Resep Ampuh Melawan Kemalasan: Obatnya Ada Pada Diri Sendiri

Pada akhirnya, pertanyaan besar yang harus dijawab adalah: Bagaimana cara mengalahkan kemalasan ala Gen Z ini? Jawabannya sebenarnya sederhana tapi sulit dilakukan: temukan alasan yang lebih besar dari rasa malas itu sendiri. Jika kita bisa menemukan why kita, alasan kenapa kita harus bangkit dan melakukan sesuatu, maka malas pun akan kalah.

 

Coba bayangkan skenario ini: Anda punya tugas makalah yang harus dikumpulkan besok, tapi Netflix baru saja merilis serial favorit Anda. Dilema, bukan? Tapi bayangkan kalau di sisi lain ada sesuatu yang lebih penting dari serial itu—misalnya, keinginan untuk lulus dengan nilai bagus dan membanggakan orang tua. Ketika why ini lebih kuat, dorongan untuk menyelesaikan tugas pun akan muncul dengan sendirinya.

 

Atau, kalau mau sedikit ekstrem, cobalah metode fear-based motivation. Katakan pada diri sendiri, “Jika aku tidak menyelesaikan tugas ini sekarang, masa depanku akan berantakan!” Oke, mungkin ini sedikit drama, tapi kadang drama kecil adalah apa yang kita butuhkan untuk melawan rasa malas.

 

Penutup: Memeluk Kemalasan, Tapi Tidak Menyerah Padanya

Kesimpulannya, Gen Z mungkin telah menguasai seni kemalasan, tapi itu bukan akhir dari segalanya. Malas itu normal, manusiawi, dan kadang perlu untuk memberi jeda bagi diri sendiri. Namun, jangan biarkan kemalasan menjadi kebiasaan permanen.
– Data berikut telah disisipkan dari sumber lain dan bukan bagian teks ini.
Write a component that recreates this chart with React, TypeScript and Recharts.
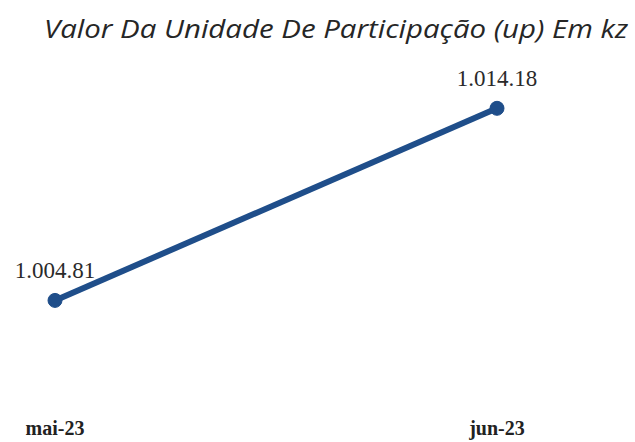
import { LineChart, Line, XAxis, YAxis, LabelList } from "recharts";

const months = ["mai-23", "jun-23"];
const unitValues = [1004.81, 1014.18];

const data = months.map((m, i) => ({ month: m, value: unitValues[i] }));

const LINE_COLOR = "#1f4e8a";
const TITLE = "Valor Da Unidade De Participação (up) Em kz";

// source formats thousands and decimals both with "."
const fmt = (v: number) => {
  const [int, dec] = v.toFixed(2).split(".");
  return int.replace(/\B(?=(\d{3})+(?!\d))/g, ".") + "." + dec;
};

const MonthTick = ({ x, y, payload }: any) => (
  <text
    x={x}
    y={y + 28}
    textAnchor="middle"
    fontFamily="'Liberation Serif', serif"
    fontWeight="bold"
    fontSize={20}
    fill="#222"
  >
    {payload.value}
  </text>
);

export default function App() {
  return (
    <div style={{ position: "absolute", left: 0, top: 0, width: 635, height: 442, background: "#fff" }}>
      <svg width={635} height={60} style={{ position: "absolute", left: 0, top: 0 }}>
        <text
          x={44}
          y={38}
          textLength={584}
          lengthAdjust="spacingAndGlyphs"
          fontFamily="'Open Sans', sans-serif"
          fontStyle="italic"
          fontSize={26}
          fill="#262626"
        >
          {TITLE}
        </text>
      </svg>
      <LineChart width={635} height={442} data={data} margin={{ top: 30, right: 138, left: 55, bottom: 0 }}>
        <XAxis dataKey="month" axisLine={false} tickLine={false} tick={<MonthTick />} height={43} />
        <YAxis hide domain={[1000, 1018]} />
        <Line
          dataKey="value"
          stroke={LINE_COLOR}
          strokeWidth={6}
          dot={{ r: 7, fill: LINE_COLOR, stroke: LINE_COLOR, strokeWidth: 1 }}
          isAnimationActive={false}
        >
          <LabelList
            dataKey="value"
            position="top"
            offset={22}
            formatter={(v: any) => fmt(Number(v))}
            style={{ fontFamily: "'Liberation Serif', serif", fontSize: 23, fill: "#2a2a2a" }}
          />
        </Line>
      </LineChart>
    </div>
  );
}
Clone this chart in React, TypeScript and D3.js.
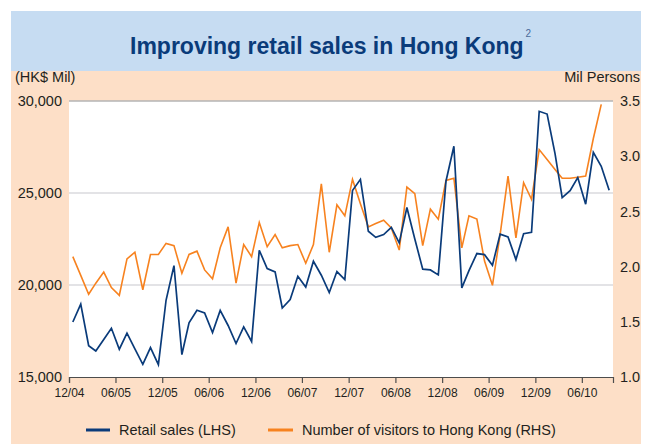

Seperti semua hal dalam hidup, yang penting adalah keseimbangan.

 

Jadi, kapan pun Anda merasa malas, ingatlah kata-kata bijak ini: “Bekerjalah seperti Anda membutuhkan uang, cintailah seperti Anda tidak pernah terluka, dan berlarilah dari rasa malas seperti dikejar deadline!”